The newsletter says the book is now available at the AUC bookstore in Tahrir Square. You can also order it on-line (if you live in the Middle East) here.
You can read the entire newsletter here.
The newsletter describes the book thus:
This book is an anthropological account of Egypt‘s cosmopolitan elite, the ―A and B+ classes—made up of old-money families, nouveaux riches, and many subdivisions that in their everyday life consume “transnational popular culture” emerging from spreading globalization, as they drive in Mercedes Benz cars, eat at McDonald‘s, and shop at Mango, or play Pokémon, and stay connected through their Blackberry or Apple computer.

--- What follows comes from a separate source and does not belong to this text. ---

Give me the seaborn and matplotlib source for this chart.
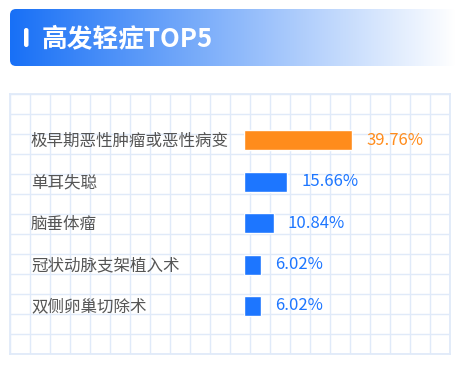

“Part of my job was to demonstrate that in spite of their iconicity and indexicality with their counterparts abroad, McDonald‘s, computers, and other transnational goods and technologies do not replace local culture with global but become part of local culture by becoming situated in an infrastructural and social matrix that transformed them,” comments Peterson, an anthropology professor who taught at the American University in Cairo, in his epilogue.